Big, lazy V8 engines, powerful and durable, are as American as Coca-Cola and Stetsons. Europeans, with smaller cars, shorter distances, dearer petrol and high-taxing governments, have traditionally gone for fewer cubic centimetres and higher revs, which usually meant more stressed engines but better handling cars. There have been many exceptions, of course, particularly those manufacturers who imported big Americans and adapted them. Best known is surely the Buick 3.5 alloy V8 that General Motors considered too small for the American market. Rover’s managing director, William Martin-Hurst, spotted it powering a friend’s fishing boat while holidaying in America in the mid-1960s. He took out a manufacturing licence and Rover re-engineered it, dropping it straight into the P5, the P6 and, most famously, the Range Rover, where it survived in various forms for nearly half a century until BMW replaced it. It also powered a number of other marques, including Morgan and MG, and thousands of the friendly old lumps rumble faithfully, if thirstily, along our roads to this day.
But such happy morsels of automotive history may soon become rarities: America is forsaking the V8. The Energy Independence and Security Act signed into law by President Bush at the end of last year stipulates that manufacturers selling into the US market should meet a Corporate Average Fuel Economy figure of 42mpg (in British measurement) by 2020. Greenies will complain that that’s a pretty leisurely timetable and that in terms of CO2 it will put the US only on a par with what European manufacturers already achieve. It won’t kill the V8 but will probably limit it to low-volume products such as the Corvette. Indeed, the big boys are already forsaking it for direct-injection twin-turbo V6s or even four-cylinder units such as that fitted to the new Ford Explorer.
But it’s still like hearing that Americans are forsaking beef — and from George Bush, of all people, the man the greenies love to hate. Yet perhaps we shouldn’t be surprised: the act is of a piece with the three fundamental premises of his environmental policy, which are, to paraphrase: (a) America is not to be deindustrialised; (b) the solution to the human contribution to global warming is to be found in improved technology, not in a reversion to the Dark Ages; (c) for geopolitical reasons — which will have environmental benefits — America should become self-sufficient in energy. Imagine this country doing anything so bold.
What we do instead is to enact minor measures that penalise individuals while leaving the main problem untouched. This week Ken Livingstone introduced punitive charging of larger commercial vehicles which do not meet Euro 111 particulate standards, with smaller commercials brought into the net from July; there are unconfirmed reports that the scheme might be extended to large older cars. A London borough has introduced higher parking charges for all large cars and Edinburgh is considering banning them altogether. None of these measures will lessen global warming and it is debatable how far they will improve air quality. It is the great mass of vehicles that make a difference, not the few. Big older vehicles are a dwindling minority as higher fuel prices make them ever more expensive to run. Big modern cars, however, are so much more efficient that they’re less polluting than the older small cars that are not penalised.

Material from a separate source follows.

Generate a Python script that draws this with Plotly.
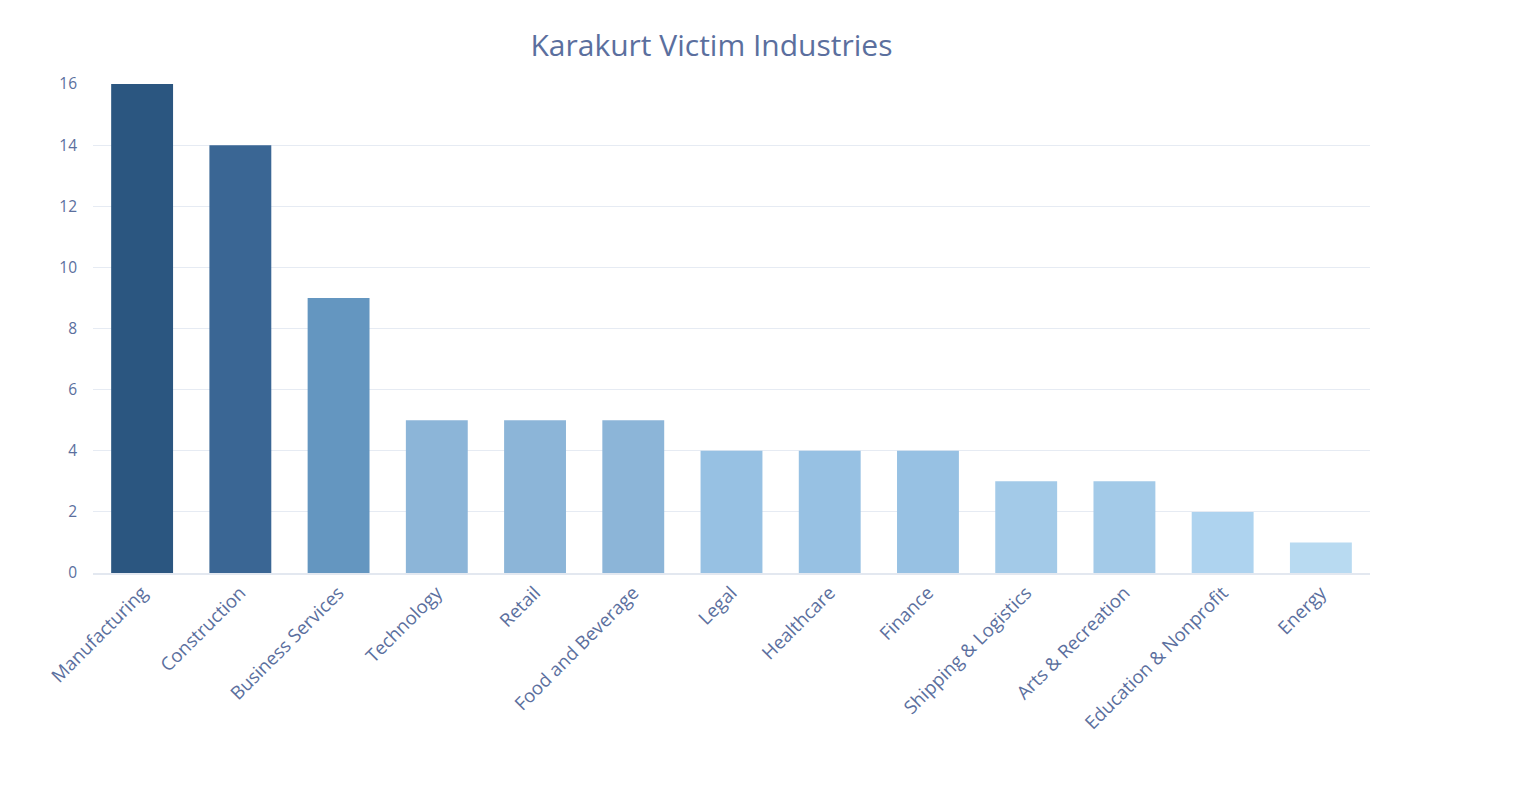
import plotly.graph_objects as go

categories = ["Manufacturing", "Construction", "Business Services", "Technology", "Retail",
              "Food and Beverage", "Legal", "Healthcare", "Finance", "Shipping & Logistics",
              "Arts & Recreation", "Education & Nonprofit", "Energy"]
values = [16, 14, 9, 5, 5, 5, 4, 4, 4, 3, 3, 2, 1]
bar_colors = ["#2b5680", "#3a6694", "#6496c0", "#8cb5d8", "#8cb5d8", "#8cb5d8",
              "#97c1e3", "#97c1e3", "#97c1e3", "#a3cae8", "#a3cae8", "#aed3ef", "#b8daf1"]
y_ticks = [0, 2, 4, 6, 8, 10, 12, 14, 16]

text_color = "#5b6f9e"
font_family = "'Open Sans', Lato, sans-serif"

fig = go.Figure(go.Bar(x=categories, y=values, marker=dict(color=bar_colors, line=dict(width=0))))

fig.update_layout(
    width=1536, height=787,
    paper_bgcolor="white", plot_bgcolor="white",
    margin=dict(l=85, r=174, t=76, b=222),
    bargap=0.37,
    showlegend=False,
    font=dict(family=font_family, color=text_color),
    title=dict(text="Karakurt Victim Industries", x=0.458, xanchor="center", y=0.952, yanchor="middle",
               font=dict(size=30, color=text_color, family=font_family)),
)
fig.update_xaxes(tickangle=-45, tickfont=dict(size=18.5, color=text_color), showline=True,
                 linecolor="#e3e8f0", linewidth=1.5, ticks="", showgrid=False)
fig.update_yaxes(range=[0, 16], tickvals=y_ticks, tickfont=dict(size=15.5, color=text_color),
                 gridcolor="#e6ebf3", gridwidth=1, zeroline=False, ticks="", ticklabelstandoff=15)

fig.write_html("out.html")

It’s often forgotten that America, the environmentalist’s bogyman, pioneered lead-free petrol, introduced the catalytic converter and has more effective and demanding air-quality standards than Europe. Its approach — government setting the big picture and leaving the detail to industry and consumer choice — is more likely to lead to serious and sustainable improvements than the kind of petty interference in people’s daily travel choices so beloved of our own politicians and bureaucrats. Once the motor industry knows which way governments are going it can — believe it or not — be trusted to follow. Even Land Rover is going hybrid with its proposed LRX, which involves a two-litre diesel, an electric motor integral with the rear axle and a combined starter-generator. This could mean 60mpg, emission levels below the EU 2012 limits and application across the Land Rover range. Smaller, cleaner, more economical engines are the likely future for all manufacturers for the next decade or two, possibly supplemented with ethanol brewed from rubbish rather than crops. That would surely be better than simply burning or burying it as at present and could be a useable intermediate technology pending further development of the fuel cell. Beyond that it must be solar energy, which could provide all mankind’s energy needs if only we put the money and effort into harnessing it.